I was holding a cup of coffee and was pulling my briefcase and carrying a purse. I saw an item that caught my eye as I was walking past the store. Isn't that great? The store had a visual display that attracted me - a customer.

I approached the display and realized that I would probably not be able to reach the item comfortably and would likely make a mess if I tried. I turned and asked the young woman working there if the item was merchandised anywhere else in the store so I could have a closer look at it. I should mention that the employee had not yet acknowledged my presence in the store but there is no question she knew I was there.

Her response, delivered without looking at me and in a tone that said ‘you're disturbing me', was "give me a minute". Excuse me? Give you a minute? I don't believe that was the correct response. Perhaps something like "oh yes, they are right over there" or "I'll be happy to get that one down for you" would have been appropriate. I am not an impatient person but

I certainly don't think that I should have to shop on the Associates' schedule. The store was open and the item was available for sale. She should have reacted differently. So, no, I did not give her a minute. I left the store. And just in case you are wondering...I would definitely have made the purchase if things had worked out differently.

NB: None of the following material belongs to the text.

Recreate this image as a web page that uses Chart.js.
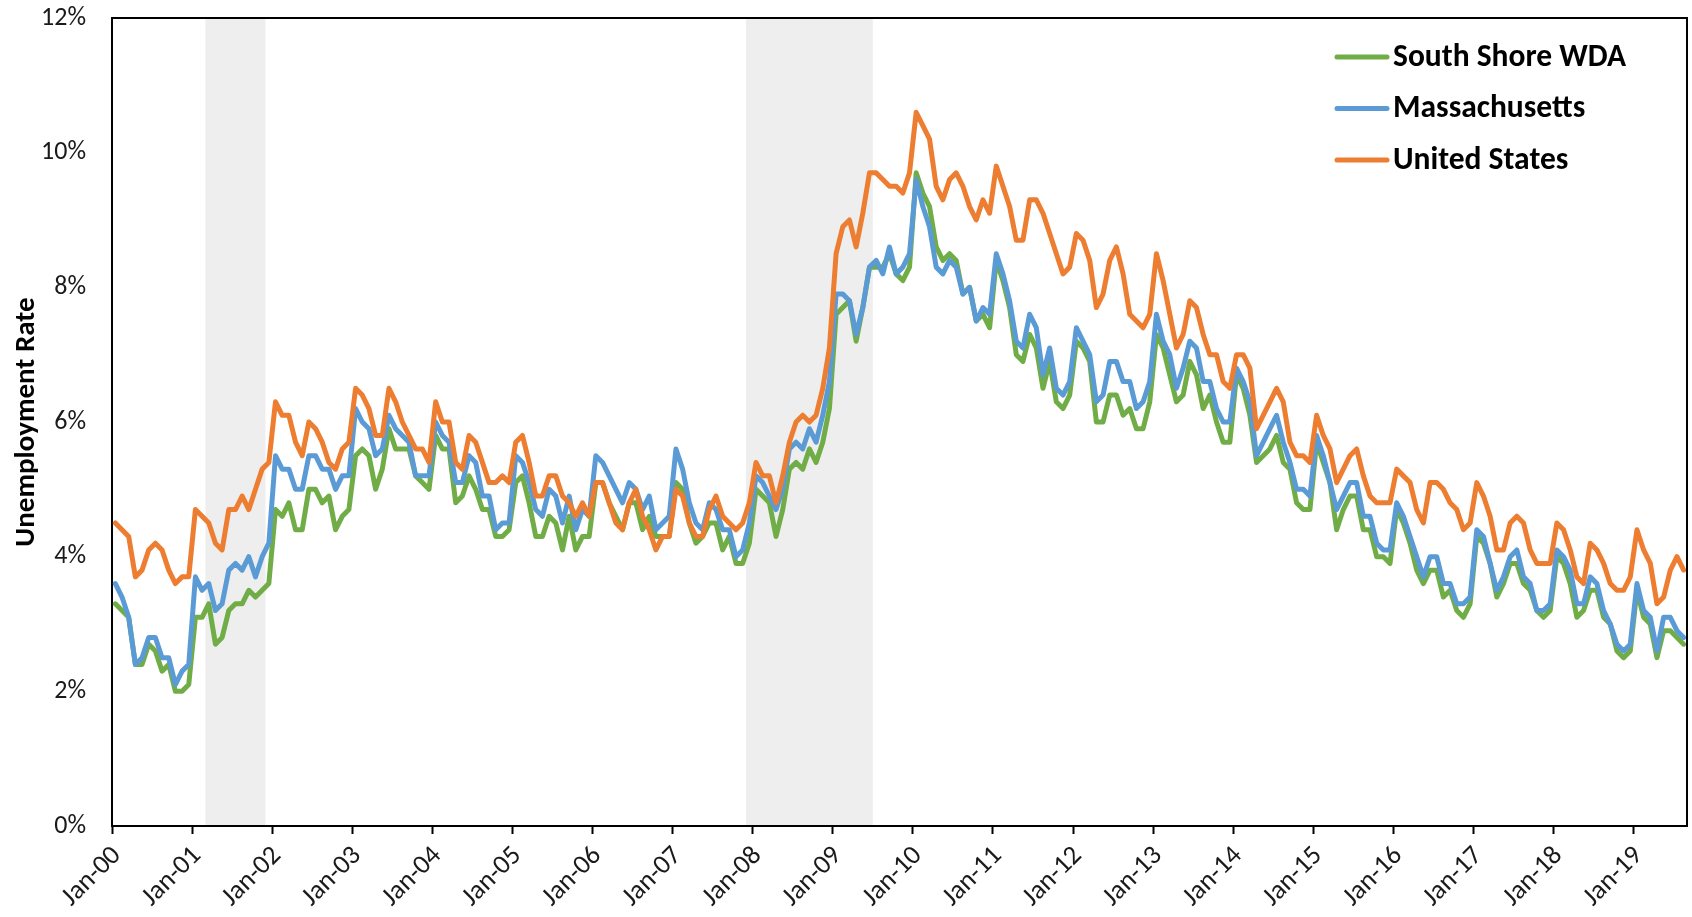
<!DOCTYPE html>
<html>
<head>
<meta charset="utf-8">
<title>Unemployment Rate</title>
<script src="https://cdn.jsdelivr.net/npm/chart.js@4.4.1/dist/chart.umd.min.js"></script>
<style>
  html, body { margin: 0; padding: 0; background: #fff; }
  #wrap { width: 1692px; height: 917px; }
</style>
</head>
<body>
<div id="wrap"><canvas id="chart" width="1692" height="917"></canvas></div>
<script>
// categories: one per month, Jan-00 .. Aug-19
let monthNames = ['Jan', 'Feb', 'Mar', 'Apr', 'May', 'Jun', 'Jul', 'Aug', 'Sep', 'Oct', 'Nov', 'Dec'];
let years = ['00', '01', '02', '03', '04', '05', '06', '07', '08', '09',
             '10', '11', '12', '13', '14', '15', '16', '17', '18', '19'];
let monthCount = 236;
let months = [];
for (let i = 0; i < monthCount; i++) {
    months.push(monthNames[i % 12] + '-' + years[Math.floor(i / 12)]);
}
let yearLabels = years.map(y => 'Jan-' + y);
let yTicks = [0, 2, 4, 6, 8, 10, 12];

// shaded recessions (first and last month)
let recessions = [['Mar-01', 'Nov-01'], ['Dec-07', 'Jun-09']];

// unemployment rate, %, one row per year
let southShore = [
    3.3, 3.2, 3.1, 2.4, 2.4, 2.7, 2.6, 2.3, 2.4, 2.0, 2.0, 2.1,
    3.1, 3.1, 3.3, 2.7, 2.8, 3.2, 3.3, 3.3, 3.5, 3.4, 3.5, 3.6,
    4.7, 4.6, 4.8, 4.4, 4.4, 5.0, 5.0, 4.8, 4.9, 4.4, 4.6, 4.7,
    5.5, 5.6, 5.5, 5.0, 5.3, 5.9, 5.6, 5.6, 5.6, 5.2, 5.1, 5.0,
    5.8, 5.6, 5.6, 4.8, 4.9, 5.2, 5.0, 4.7, 4.7, 4.3, 4.3, 4.4,
    5.1, 5.2, 4.8, 4.3, 4.3, 4.6, 4.5, 4.1, 4.6, 4.1, 4.3, 4.3,
    5.1, 5.1, 4.8, 4.6, 4.4, 4.8, 4.8, 4.4, 4.6, 4.3, 4.3, 4.3,
    5.1, 5.0, 4.5, 4.2, 4.3, 4.5, 4.5, 4.1, 4.3, 3.9, 3.9, 4.2,
    5.0, 4.9, 4.8, 4.3, 4.7, 5.3, 5.4, 5.3, 5.6, 5.4, 5.7, 6.2,
    7.6, 7.7, 7.8, 7.2, 7.7, 8.3, 8.3, 8.3, 8.5, 8.2, 8.1, 8.3,
    9.7, 9.4, 9.2, 8.6, 8.4, 8.5, 8.4, 7.9, 8.0, 7.5, 7.6, 7.4,
    8.4, 8.1, 7.7, 7.0, 6.9, 7.3, 7.1, 6.5, 6.9, 6.3, 6.2, 6.4,
    7.2, 7.1, 6.9, 6.0, 6.0, 6.4, 6.4, 6.1, 6.2, 5.9, 5.9, 6.3,
    7.3, 7.1, 6.7, 6.3, 6.4, 6.9, 6.7, 6.2, 6.4, 6.0, 5.7, 5.7,
    6.7, 6.5, 6.1, 5.4, 5.5, 5.6, 5.8, 5.4, 5.3, 4.8, 4.7, 4.7,
    5.7, 5.4, 5.1, 4.4, 4.7, 4.9, 4.9, 4.4, 4.4, 4.0, 4.0, 3.9,
    4.7, 4.5, 4.2, 3.8, 3.6, 3.8, 3.8, 3.4, 3.5, 3.2, 3.1, 3.3,
    4.3, 4.2, 3.9, 3.4, 3.6, 3.9, 3.9, 3.6, 3.5, 3.2, 3.1, 3.2,
    4.0, 3.9, 3.6, 3.1, 3.2, 3.5, 3.5, 3.1, 3.0, 2.6, 2.5, 2.6,
    3.5, 3.1, 3.0, 2.5, 2.9, 2.9, 2.8, 2.7
];
let massachusetts = [
    3.6, 3.4, 3.1, 2.4, 2.5, 2.8, 2.8, 2.5, 2.5, 2.1, 2.3, 2.4,
    3.7, 3.5, 3.6, 3.2, 3.3, 3.8, 3.9, 3.8, 4.0, 3.7, 4.0, 4.2,
    5.5, 5.3, 5.3, 5.0, 5.0, 5.5, 5.5, 5.3, 5.3, 5.0, 5.2, 5.2,
    6.2, 6.0, 5.9, 5.5, 5.6, 6.1, 5.9, 5.8, 5.7, 5.2, 5.2, 5.2,
    6.0, 5.8, 5.7, 5.1, 5.1, 5.5, 5.4, 4.9, 4.9, 4.4, 4.5, 4.5,
    5.5, 5.4, 5.1, 4.7, 4.6, 5.0, 4.9, 4.5, 4.9, 4.4, 4.7, 4.6,
    5.5, 5.4, 5.2, 5.0, 4.8, 5.1, 5.0, 4.7, 4.9, 4.4, 4.5, 4.6,
    5.6, 5.3, 4.8, 4.5, 4.4, 4.8, 4.7, 4.4, 4.4, 4.0, 4.1, 4.5,
    5.2, 5.1, 4.9, 4.7, 5.0, 5.6, 5.7, 5.6, 5.9, 5.7, 6.1, 6.6,
    7.9, 7.9, 7.8, 7.3, 7.7, 8.3, 8.4, 8.2, 8.6, 8.2, 8.3, 8.5,
    9.6, 9.2, 8.9, 8.3, 8.2, 8.4, 8.3, 7.9, 8.0, 7.5, 7.7, 7.6,
    8.5, 8.2, 7.8, 7.2, 7.1, 7.6, 7.4, 6.7, 7.1, 6.5, 6.4, 6.6,
    7.4, 7.2, 7.0, 6.3, 6.4, 6.9, 6.9, 6.6, 6.6, 6.2, 6.3, 6.6,
    7.6, 7.2, 7.0, 6.5, 6.8, 7.2, 7.1, 6.6, 6.6, 6.2, 6.0, 6.0,
    6.8, 6.6, 6.3, 5.5, 5.7, 5.9, 6.1, 5.7, 5.4, 5.0, 5.0, 4.9,
    5.8, 5.5, 5.1, 4.7, 4.9, 5.1, 5.1, 4.6, 4.6, 4.2, 4.1, 4.1,
    4.8, 4.6, 4.3, 4.0, 3.7, 4.0, 4.0, 3.6, 3.6, 3.3, 3.3, 3.4,
    4.4, 4.3, 3.9, 3.5, 3.7, 4.0, 4.1, 3.7, 3.6, 3.2, 3.2, 3.3,
    4.1, 4.0, 3.8, 3.3, 3.3, 3.7, 3.6, 3.2, 3.0, 2.7, 2.6, 2.7,
    3.6, 3.2, 3.1, 2.6, 3.1, 3.1, 2.9, 2.8
];
let unitedStates = [
    4.5, 4.4, 4.3, 3.7, 3.8, 4.1, 4.2, 4.1, 3.8, 3.6, 3.7, 3.7,
    4.7, 4.6, 4.5, 4.2, 4.1, 4.7, 4.7, 4.9, 4.7, 5.0, 5.3, 5.4,
    6.3, 6.1, 6.1, 5.7, 5.5, 6.0, 5.9, 5.7, 5.4, 5.3, 5.6, 5.7,
    6.5, 6.4, 6.2, 5.8, 5.8, 6.5, 6.3, 6.0, 5.8, 5.6, 5.6, 5.4,
    6.3, 6.0, 6.0, 5.4, 5.3, 5.8, 5.7, 5.4, 5.1, 5.1, 5.2, 5.1,
    5.7, 5.8, 5.4, 4.9, 4.9, 5.2, 5.2, 4.9, 4.8, 4.6, 4.8, 4.6,
    5.1, 5.1, 4.8, 4.5, 4.4, 4.8, 5.0, 4.6, 4.4, 4.1, 4.3, 4.3,
    5.0, 4.9, 4.5, 4.3, 4.3, 4.7, 4.9, 4.6, 4.5, 4.4, 4.5, 4.8,
    5.4, 5.2, 5.2, 4.8, 5.2, 5.7, 6.0, 6.1, 6.0, 6.1, 6.5, 7.1,
    8.5, 8.9, 9.0, 8.6, 9.1, 9.7, 9.7, 9.6, 9.5, 9.5, 9.4, 9.7,
    10.6, 10.4, 10.2, 9.5, 9.3, 9.6, 9.7, 9.5, 9.2, 9.0, 9.3, 9.1,
    9.8, 9.5, 9.2, 8.7, 8.7, 9.3, 9.3, 9.1, 8.8, 8.5, 8.2, 8.3,
    8.8, 8.7, 8.4, 7.7, 7.9, 8.4, 8.6, 8.2, 7.6, 7.5, 7.4, 7.6,
    8.5, 8.1, 7.6, 7.1, 7.3, 7.8, 7.7, 7.3, 7.0, 7.0, 6.6, 6.5,
    7.0, 7.0, 6.8, 5.9, 6.1, 6.3, 6.5, 6.3, 5.7, 5.5, 5.5, 5.4,
    6.1, 5.8, 5.6, 5.1, 5.3, 5.5, 5.6, 5.2, 4.9, 4.8, 4.8, 4.8,
    5.3, 5.2, 5.1, 4.7, 4.5, 5.1, 5.1, 5.0, 4.8, 4.7, 4.4, 4.5,
    5.1, 4.9, 4.6, 4.1, 4.1, 4.5, 4.6, 4.5, 4.1, 3.9, 3.9, 3.9,
    4.5, 4.4, 4.1, 3.7, 3.6, 4.2, 4.1, 3.9, 3.6, 3.5, 3.5, 3.7,
    4.4, 4.1, 3.9, 3.3, 3.4, 3.8, 4.0, 3.8
];

let fontFamily = 'Carlito, Lato, "Liberation Sans", sans-serif';
let textColor = '#1a1a1a';

function points(values) {
    return values.map((v, i) => ({ x: i, y: v }));
}

function series(label, values, color, order) {
    return {
        label: label,
        data: points(values),
        borderColor: color,
        backgroundColor: color,
        borderWidth: 5,
        borderJoinStyle: 'round',
        borderCapStyle: 'round',
        pointRadius: 0,
        tension: 0,
        order: order
    };
}

/* recession bands, plot frame and the legend inside the plot */
let decorations = {
    id: 'decorations',
    beforeDraw(chart) {
        let ctx = chart.ctx;
        let a = chart.chartArea;
        let xs = chart.scales.x;
        ctx.save();
        ctx.fillStyle = '#eeeeee';
        recessions.forEach(r => {
            let x0 = xs.getPixelForValue(months.indexOf(r[0]) - 0.5);
            let x1 = xs.getPixelForValue(months.indexOf(r[1]) + 0.5);
            ctx.fillRect(x0, a.top, x1 - x0, a.bottom - a.top);
        });
        ctx.restore();
    },
    afterDraw(chart) {
        let ctx = chart.ctx;
        let a = chart.chartArea;
        ctx.save();
        ctx.strokeStyle = '#000';
        ctx.lineWidth = 2;
        ctx.beginPath();
        ctx.moveTo(a.left, a.top);
        ctx.lineTo(a.right, a.top);
        ctx.lineTo(a.right, a.bottom);
        ctx.stroke();

        ctx.font = 'bold 31.5px ' + fontFamily;
        ctx.textBaseline = 'middle';
        ctx.textAlign = 'left';
        ctx.lineCap = 'round';
        chart.data.datasets.forEach((ds, k) => {
            let y = a.top + 39 + k * 51.5;
            let x0 = a.right - 350;
            ctx.strokeStyle = ds.borderColor;
            ctx.lineWidth = 5;
            ctx.beginPath();
            ctx.moveTo(x0, y);
            ctx.lineTo(x0 + 50, y);
            ctx.stroke();
            ctx.fillStyle = '#000';
            ctx.fillText(ds.label, x0 + 56, y + 1);
        });
        ctx.restore();
    }
};

let ctx = document.getElementById('chart').getContext('2d');
new Chart(ctx, {
    type: 'line',
    data: {
        datasets: [
            series('South Shore WDA', southShore, '#70AD47', 3),
            series('Massachusetts', massachusetts, '#5B9BD5', 2),
            series('United States', unitedStates, '#ED7D31', 1)
        ]
    },
    options: {
        responsive: false,
        animation: false,
        devicePixelRatio: 1,
        layout: { padding: { top: 18, right: 5, left: 0, bottom: 0 } },
        plugins: {
            legend: { display: false },
            tooltip: { enabled: false }
        },
        scales: {
            x: {
                type: 'linear',
                min: -0.5,
                max: months.length - 0.5,
                afterBuildTicks: axis => {
                    axis.ticks = yearLabels.map(l => ({ value: months.indexOf(l) - 0.5 }));
                },
                afterFit: axis => { axis.height = 91; },
                border: { display: true, color: '#000', width: 2 },
                grid: {
                    drawOnChartArea: false,
                    drawTicks: true,
                    tickLength: 8,
                    tickWidth: 2,
                    tickColor: '#000'
                },
                ticks: {
                    autoSkip: false,
                    minRotation: 45,
                    maxRotation: 45,
                    padding: 6,
                    labelOffset: 5,
                    color: textColor,
                    font: { family: fontFamily, size: 27 },
                    callback: value => months[value + 0.5]
                }
            },
            y: {
                min: 0,
                max: 12,
                afterBuildTicks: axis => {
                    axis.ticks = yTicks.map(v => ({ value: v }));
                },
                afterFit: axis => {
                    axis.width = 112;
                    axis.paddingTop = 0;
                    axis.paddingBottom = 0;
                },
                border: { display: true, color: '#000', width: 2 },
                grid: { drawOnChartArea: false, drawTicks: false },
                ticks: {
                    padding: 26,
                    color: textColor,
                    font: { family: fontFamily, size: 26 },
                    callback: value => value + '%'
                },
                title: {
                    display: true,
                    text: 'Unemployment Rate',
                    color: '#000',
                    padding: { top: 9, bottom: 0 },
                    font: { family: fontFamily, size: 29, weight: 'bold' }
                }
            }
        }
    },
    plugins: [decorations]
});
</script>
</body>
</html>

The customer in your store is much more important than any task. This is Customer Service 101. If you are not servicing another customer then you have no right to expect someone to "give you a minute" for anything. The customer who is there in your store asking for your help may purchase something. Isn't this what you want? Don't you want to sell your merchandise to customers? It is unbelievable to me that some retailers do not yet understand these simple concepts.

Customers are time starved. Don't make them wait. If you must make them wait, make sure you have a good reason and make sure you explain why they are waiting.